Frantically, I turned to Miranda's channel to see what she was up to. There she was, in her red-lipped splendor, demonstrating cat toys and fidget spinners. All was right in the world. For now.


Haters Back Off! returned to Netflix Oct 20.The second season was a nice continuation of the first, full of great performances and plot twists, but Netflix abruptly decided to end the run. This is disappointing, for the show was unique. On the other hand, the show can now be viewed as a perfect 16-episode arc. It never got stale on us. It's life may have been brief, but it glowed mightily. I loved it in a way I haven't loved a show in a long time. 

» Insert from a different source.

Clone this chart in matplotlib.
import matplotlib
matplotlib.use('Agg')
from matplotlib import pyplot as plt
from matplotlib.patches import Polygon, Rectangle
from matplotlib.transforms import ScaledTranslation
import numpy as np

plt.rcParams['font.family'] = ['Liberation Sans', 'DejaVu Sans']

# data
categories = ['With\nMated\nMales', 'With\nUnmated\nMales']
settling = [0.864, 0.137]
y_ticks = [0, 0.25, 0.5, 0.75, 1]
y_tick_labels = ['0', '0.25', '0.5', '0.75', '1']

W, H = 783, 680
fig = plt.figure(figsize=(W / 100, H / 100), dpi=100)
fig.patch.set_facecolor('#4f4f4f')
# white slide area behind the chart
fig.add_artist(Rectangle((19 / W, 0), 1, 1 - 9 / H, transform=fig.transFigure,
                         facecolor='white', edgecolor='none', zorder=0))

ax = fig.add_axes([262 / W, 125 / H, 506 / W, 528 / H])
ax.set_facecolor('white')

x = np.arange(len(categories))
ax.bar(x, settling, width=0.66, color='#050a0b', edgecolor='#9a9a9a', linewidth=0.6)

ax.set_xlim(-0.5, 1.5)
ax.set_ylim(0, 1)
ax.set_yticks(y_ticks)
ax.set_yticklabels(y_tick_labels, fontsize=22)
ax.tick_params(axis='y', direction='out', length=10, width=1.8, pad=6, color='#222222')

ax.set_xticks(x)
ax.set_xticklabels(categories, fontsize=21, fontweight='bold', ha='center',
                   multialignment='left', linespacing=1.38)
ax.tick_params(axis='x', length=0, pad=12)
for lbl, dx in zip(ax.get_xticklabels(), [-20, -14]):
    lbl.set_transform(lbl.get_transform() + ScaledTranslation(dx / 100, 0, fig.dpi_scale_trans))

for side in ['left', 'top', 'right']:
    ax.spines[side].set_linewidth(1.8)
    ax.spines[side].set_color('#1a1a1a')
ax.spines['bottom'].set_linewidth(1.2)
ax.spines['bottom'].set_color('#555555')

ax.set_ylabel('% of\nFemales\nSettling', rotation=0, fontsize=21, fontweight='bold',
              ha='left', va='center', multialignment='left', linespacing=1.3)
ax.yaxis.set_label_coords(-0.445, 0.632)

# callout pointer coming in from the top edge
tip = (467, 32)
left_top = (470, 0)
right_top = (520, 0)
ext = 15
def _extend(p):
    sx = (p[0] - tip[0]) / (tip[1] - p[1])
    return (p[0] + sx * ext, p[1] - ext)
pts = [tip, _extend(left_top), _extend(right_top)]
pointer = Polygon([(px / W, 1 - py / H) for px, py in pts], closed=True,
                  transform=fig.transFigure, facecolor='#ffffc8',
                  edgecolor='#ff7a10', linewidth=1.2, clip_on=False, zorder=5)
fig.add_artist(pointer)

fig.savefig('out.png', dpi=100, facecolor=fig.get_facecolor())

Here's a thought. Back in the 1970s, when a TV series was canceled, the star would always resurface in a network variety show. Hell, they all did it: Jim Nabors, Mary Tyler Moore, the entire cast of The Brady Bunch. I'd like to see Miranda come back in a variety show. She could host, sing a few songs, appear in a skit, and then Colleen could sing one of her beloved Broadway tunes.  This wouldn't be too different from Miranda's touring show. In fact, she may have been building up to a variety show for years. Haters Back Off! may be done, but Miranda, I think, still has legs. 

It's all a matter of whether her legs can outrun the inevitable challenges: fickle fans, number crunching network executives, and YouTube burnout.